The book's 11 authors, including curators and conservators, trace pieces through centuries' worth of wanderings when the French and Russian aristocrats they were made for were killed by revolutionaries and assassins.
"Renaissance Intarsia: Masterpieces of Wood Inlay"
"Renaissance Intarsia" focuses on work still in situ but suffering from a few bad repairs over the years. The text, by a team of 10 Italian historians, analyzes church and palace walls dating to the 1430s. Traveling carvers executed the wood mosaic cityscapes and pasture scenes, while adding details that flattered the clients. Scholars liked intarsia images of musical instruments and books, and popes and monks ordered portraits of saints. The wood grain lines, dotted with mother-of-pearl, were positioned to represent tiny gleaming swords, bird feathers and draped robes. The raw material, the authors explain evocatively, came from trees felled in winter, "and only during the waning phase of the moon."
"Greek and Roman Mosaics"
Stone mosaic artists in ancient Greece and Rome imported polychrome chips from quarries scattered between Egypt and Asia. "Greek and Roman Mosaics," by the Italian historians Umberto Pappalardo and Rosaria Ciardiello, surveys 3,000-year-old pebble floors with geometric patterns, second-century scenes of chariots at Pompeii and sixth-century biblical tableaux for basilica domes.
The book's glossary is entertaining: Ancient installers called themselves tessellators, and a favorite squiggly motif was known as "opus vermiculatum" [or "worm-like work"]. Many of the mosaics have been removed from their original mortar beds; a petaled frame from a Tivoli villa's scene of doves around a birdbath has been cut apart and dispersed among collections in Germany, England and France.
"The Book of Kells"
(Thames & Hudson, $95)
The Book of Kells escaped looters numerous times, but it lost pages, covers and a gold slipcase along the way. Sometime around 800 A.D. Irish monks originally wrote the Gospel excerpts on vellum hides harvested from about 160 calves and painted the illustrations with indigo, lichen and gypsum pigments.
"The Book of Kells," by Dublin curator Bernard Meehan, is based on recent research into different scribes' handwriting and occasional typos. In a subchapter titled "Uncertainties" Meehan wonders why some fish in the illuminations have human heads and why some old men are portrayed pulling each other's beards.
"Buddha in the Yurt: Buddhist Art From Mongolia"
(Hirmer/University of Chicago, $179)
The meanings of Mongolian Buddhist artifacts have become harder to decode since the 1920s, when the country's Soviet-backed Communists started executing monks and seizing temples.

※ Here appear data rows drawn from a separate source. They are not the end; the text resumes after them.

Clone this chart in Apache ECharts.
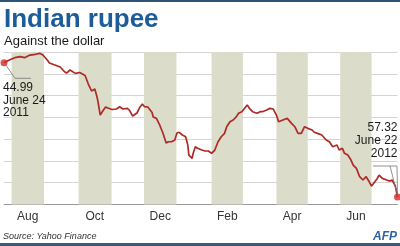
<!DOCTYPE html>
<html><head><meta charset="utf-8">
<script src="https://cdn.jsdelivr.net/npm/echarts@6/dist/echarts.min.js"></script>
<style>html,body{margin:0;padding:0;background:#fff}#c{width:400px;height:246px}</style>
</head><body><div id="c"></div>
<script>
// days since 24 June 2011
const days = [0,3,6,10,15,19,24,29,33,36,40,42,47,52,56,58,61,66,70,75,78,81,84,86,87,89,92,94,96,100,104,107,110,114,116,119,123,126,128,130,133,137,138,141,144,147,150,152,155,158,160,162,165,168,170,171,174,175,177,179,183,186,189,192,195,198,201,204,206,209,212,215,217,220,221,225,227,230,234,237,239,243,246,249,252,254,258,262,266,269,272,275,278,281,285,287,290,294,298,301,304,308,310,313,315,318,321,323,326,329,332,335,338,340,345,347,350,354,357,359,362,364];
// rupees per US dollar
const rupee = [44.99,44.83,44.69,44.52,44.43,44.52,44.28,44.21,44.12,44.28,44.73,45.01,45.19,45.38,45.81,45.93,45.65,45.96,45.88,46.16,46.94,47.58,47.40,48.10,48.59,49.79,49.33,49.05,49.14,49.28,49.23,49.02,49.23,49.17,49.33,49.88,49.60,49.02,48.78,49.02,49.05,49.56,49.97,50.09,50.70,51.44,52.36,52.24,52.24,52.08,51.44,51.37,51.62,51.78,52.54,53.46,53.76,53.30,52.70,52.84,53.00,53.09,53.09,53.30,53.00,52.24,51.78,51.47,50.86,50.40,50.24,49.93,49.63,49.48,49.33,48.87,49.17,49.48,49.63,49.48,49.48,49.33,49.17,49.23,49.79,50.40,50.24,50.09,50.55,50.86,51.47,51.47,50.86,51.01,51.16,51.37,51.47,51.62,52.08,52.24,52.70,52.54,53.00,52.84,53.30,53.46,53.92,54.38,54.68,55.45,55.75,55.45,55.94,56.31,55.66,55.30,55.60,55.75,55.85,55.75,56.31,57.32];
const bandStart = [7,69,129.5,192,252,311];
const bandEnd = [37,99.5,159.5,221,281,340];
const monthPos = [22,84,144.5,206.5,266.5,325.5];
const monthNames = ['Aug','Oct','Dec','Feb','Apr','Jun'];
const yMin = 44, yMax = 58, yStep = 2;
const startLabel = ['44.99','June 24','2011'];
const endLabel = ['57.32','June 22','2012'];

const FONT = '"Liberation Sans", Arial, Helvetica, sans-serif';
const chart = echarts.init(document.getElementById('c'), null, {renderer:'canvas'});
chart.setOption({
  animation:false,
  grid:{left:4,right:2.5,top:52,bottom:41.5,containLabel:false},
  xAxis:{type:'value',min:0,max:364,
    axisLine:{show:true,onZero:false,lineStyle:{color:'#9a9a9a',width:1}},
    axisTick:{show:false},splitLine:{show:false},
    axisLabel:{customValues:monthPos,margin:6,fontSize:12,color:'#333',fontFamily:FONT,
      formatter:function(v){const i=monthPos.indexOf(v);return i>=0?monthNames[i]:'';}}},
  yAxis:{type:'value',inverse:true,min:yMin,max:yMax,interval:yStep,
    axisLine:{show:false},axisTick:{show:false},axisLabel:{show:false},
    splitLine:{show:true,lineStyle:{color:'#d4d4d4',width:1}}},
  series:[
    {type:'line',data:days.map((d,i)=>[d,rupee[i]]),showSymbol:false,
     lineStyle:{color:'#ad2a25',width:1.7},z:3,
     markArea:{silent:true,itemStyle:{color:'#dcdccb'},
       data:bandStart.map((s,i)=>[{xAxis:s},{xAxis:bandEnd[i]}])}},
    {type:'scatter',data:[[days[0],rupee[0]],[days[days.length-1],rupee[rupee.length-1]]],
     symbolSize:7,itemStyle:{color:'#d22b2b'},z:4,clip:false}
  ]
});
const p0 = chart.convertToPixel({gridIndex:0},[days[0],rupee[0]]);
const p1 = chart.convertToPixel({gridIndex:0},[days[days.length-1],rupee[rupee.length-1]]);
const g = [];
const Z = 100;
g.push({type:'rect',z:Z,shape:{x:0,y:0,width:400,height:2},style:{fill:'#2e5478'}});
g.push({type:'rect',z:Z,shape:{x:0,y:243,width:400,height:3},style:{fill:'#3a5a7c'}});
g.push({type:'text',z:Z,style:{text:'Indian rupee',x:4,y:19.5,font:'bold 26px '+FONT,fill:'#1c5c98',textAlign:'left',textVerticalAlign:'middle'}});
g.push({type:'text',z:Z,style:{text:'Against the dollar',x:4,y:41.5,font:'13px '+FONT,fill:'#1a1a1a',textAlign:'left',textVerticalAlign:'middle'}});
g.push({type:'text',z:Z,style:{text:'Source: Yahoo Finance',x:3,y:236.5,font:'italic 9px '+FONT,fill:'#333',textAlign:'left',textVerticalAlign:'middle'}});
g.push({type:'text',z:Z,style:{text:'AFP',x:397,y:236.5,font:'italic bold 12px '+FONT,fill:'#2a64a8',textAlign:'right',textVerticalAlign:'middle'}});
g.push({type:'polyline',z:Z,shape:{points:[[p0[0]+1,p0[1]+1],[15,78.3],[31,78.3]]},style:{stroke:'#777',lineWidth:0.8,fill:null}});
startLabel.forEach((t,i)=>g.push({type:'text',z:Z,style:{text:t,x:3,y:88+i*12.4,font:'12px '+FONT,fill:'#1a1a1a',textAlign:'left',textVerticalAlign:'middle'}}));
g.push({type:'polyline',z:Z,shape:{points:[[373,166],[397,166],[p1[0],p1[1]-2]]},style:{stroke:'#777',lineWidth:0.8,fill:null}});
g.push({type:'line',z:Z,shape:{x1:390,y1:166,x2:p1[0],y2:p1[1]-2},style:{stroke:'#777',lineWidth:0.8}});
endLabel.forEach((t,i)=>g.push({type:'text',z:Z,style:{text:t,x:397.5,y:127.5+i*13.3,font:'12px '+FONT,fill:'#1a1a1a',textAlign:'right',textVerticalAlign:'middle'}}));
chart.setOption({graphic:g});
</script></body></html>
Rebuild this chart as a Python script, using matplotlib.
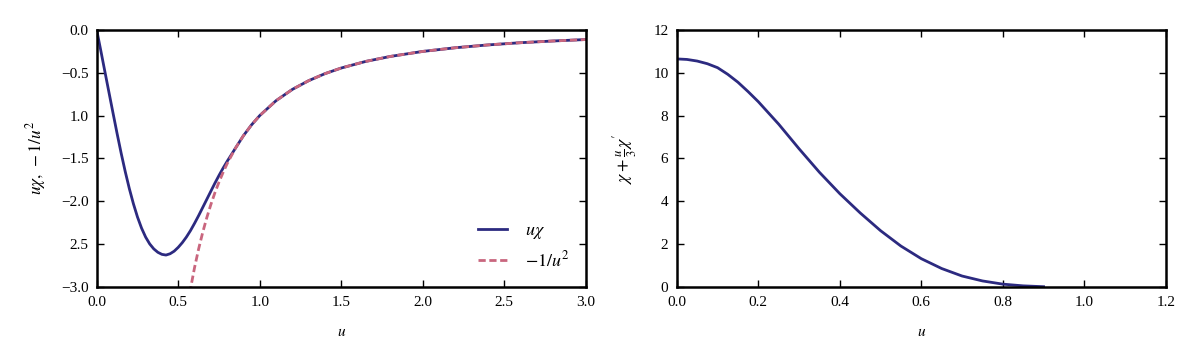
import matplotlib
matplotlib.use('Agg')
import matplotlib.pyplot as plt
import numpy as np

# left panel: u*chi and -1/u^2
u_chi_head = [0.0, 0.025, 0.05, 0.075, 0.10, 0.125, 0.15, 0.175, 0.20, 0.225,
              0.25, 0.275, 0.30, 0.325, 0.35, 0.375, 0.40, 0.425, 0.45, 0.475,
              0.50, 0.525, 0.55, 0.575, 0.60, 0.625, 0.65, 0.675, 0.70, 0.725,
              0.75, 0.775, 0.80, 0.825]
uchi_head = [0.0, -0.24, -0.485, -0.728, -0.97, -1.21, -1.44, -1.655, -1.853, -2.03,
             -2.185, -2.315, -2.42, -2.50, -2.558, -2.598, -2.622, -2.63, -2.615, -2.585,
             -2.54, -2.485, -2.42, -2.345, -2.26, -2.17, -2.075, -1.98, -1.885, -1.79,
             -1.70, -1.615, -1.535, -1.46]

u_inv = [0.57, 0.6, 0.625, 0.65, 0.675, 0.7, 0.725, 0.75, 0.775, 0.8,
         0.85, 0.9, 0.95, 1.0, 1.1, 1.2, 1.3, 1.4, 1.5, 1.65,
         1.8, 2.0, 2.2, 2.4, 2.6, 2.8, 3.0]
inv_u2 = [-3.078, -2.778, -2.56, -2.367, -2.195, -2.041, -1.902, -1.778, -1.665, -1.5625,
          -1.384, -1.235, -1.108, -1.0, -0.826, -0.694, -0.592, -0.510, -0.444, -0.367,
          -0.309, -0.25, -0.207, -0.174, -0.148, -0.128, -0.111]

# right panel: chi + u/3 chi'
u_right = [0.0, 0.025, 0.05, 0.075, 0.10, 0.125, 0.15, 0.175, 0.20, 0.25, 0.30,
           0.35, 0.40, 0.45, 0.50, 0.55, 0.60, 0.65, 0.70, 0.75, 0.80,
           0.85, 0.90]
chi_comb = [10.65, 10.625, 10.55, 10.425, 10.24, 9.93, 9.56, 9.12, 8.65, 7.6, 6.45,
            5.35, 4.35, 3.45, 2.62, 1.9, 1.31, 0.85, 0.5, 0.27, 0.12,
            0.04, 0.0]

left_yticks = [0.0, -0.5, -1.0, -1.5, -2.0, -2.5, -3.0]
left_yticklabels = ['0.0', '\u22120.5', '1.0', '\u22121.5', '\u22122.0', '2.5', '\u22123.0']

plt.rcParams.update({
    'font.family': 'Liberation Serif',
    'mathtext.fontset': 'stix',
    'font.size': 11,
    'axes.linewidth': 1.8,
    'xtick.direction': 'in',
    'ytick.direction': 'in',
    'xtick.top': True,
    'ytick.right': True,
    'xtick.major.size': 5,
    'ytick.major.size': 5,
    'xtick.major.width': 1.0,
    'ytick.major.width': 1.0,
    'xtick.major.pad': 7,
    'ytick.major.pad': 6,
})

blue = '#2c2a80'
pink = '#c9667e'

fig = plt.figure(figsize=(12, 3.61), dpi=100)
ax1 = fig.add_axes([0.0806, 0.2058, 0.4075, 0.711])
ax2 = fig.add_axes([0.564, 0.2058, 0.4075, 0.711])

# u*chi joins -1/u^2 beyond u ~ 0.85
tail = [i for i, u in enumerate(u_inv) if u > 0.83]
u_chi = u_chi_head + [u_inv[i] for i in tail]
uchi = uchi_head + [inv_u2[i] for i in tail]

ax1.plot(u_chi, uchi, color=blue, lw=2.0, label=r'$u\chi$')
ax1.plot(u_inv, inv_u2, color=pink, lw=2.0, ls='--', dashes=(2.6, 1.3), label=r'$-1/u^2$')
ax1.set_xlim(0, 3.0)
ax1.set_ylim(-3.0, 0.0)
ax1.set_xticks(np.arange(0, 3.01, 0.5))
ax1.set_xticklabels(['%.1f' % t for t in np.arange(0, 3.01, 0.5)])
ax1.set_yticks(left_yticks)
ax1.set_yticklabels(left_yticklabels)
ax1.set_xlabel(r'$u$', labelpad=12)
ax1.set_ylabel(r'$u\chi,\, -1/u^2$', labelpad=9, fontsize=12.5)
ax1.legend(loc='lower right', frameon=False, fontsize=13, handlelength=1.6,
           handletextpad=1.0)

ax2.plot(u_right, chi_comb, color=blue, lw=2.0)
ax2.set_xlim(0, 1.2)
ax2.set_ylim(0, 12)
ax2.set_xticks(np.arange(0, 1.21, 0.2))
ax2.set_xticklabels(['%.1f' % t for t in np.arange(0, 1.21, 0.2)])
ax2.set_yticks(range(0, 13, 2))
ax2.set_xlabel(r'$u$', labelpad=12)
ax2.set_ylabel(r"$\chi + \frac{u}{3}\chi'$", labelpad=10, fontsize=13)

fig.savefig('out.png', dpi=100)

An anonymous European private collector commissioned half a dozen scholars to produce a two-volume set about his holdings, "Buddha in the Yurt."
Deities and abbots in the paintings and statues can be identified by the styles of their robes, flaming headdresses and hand gestures, holding blood-filled skulls and wish-fulfilling jewels. Gems are missing from metalwork in the collection, and secret compartments in shrines have been emptied. But inside talisman boxes hidden photographs have turned up of Mongolia's last Buddhist leaders, dressed in fine silks and furs.
"Natural Histories: Extraordinary Rare Book Selections From the American Museum of Natural History Library"
Europeans' desire for overseas gems had surged as far back as the 16th century, when explorers brought back word of treasures worth exploiting. Royals publicized the discoveries by financing lavish scientific encyclopedias. "Natural Histories," edited by the museum librarian Tom Baione, reproduces excerpts from early scholarship laced with travelogue and hype. Zoologists in the 1500s carved woodblocks of sea monkeys based purely on legend. Jewelers in the 1670s described thrones in India that really were studded with diamonds. The book comes with a portfolio of 40 loose prints, so gift recipients can create their own dreamscapes of mermaids, butterflies, volcanoes and seven-headed hydras.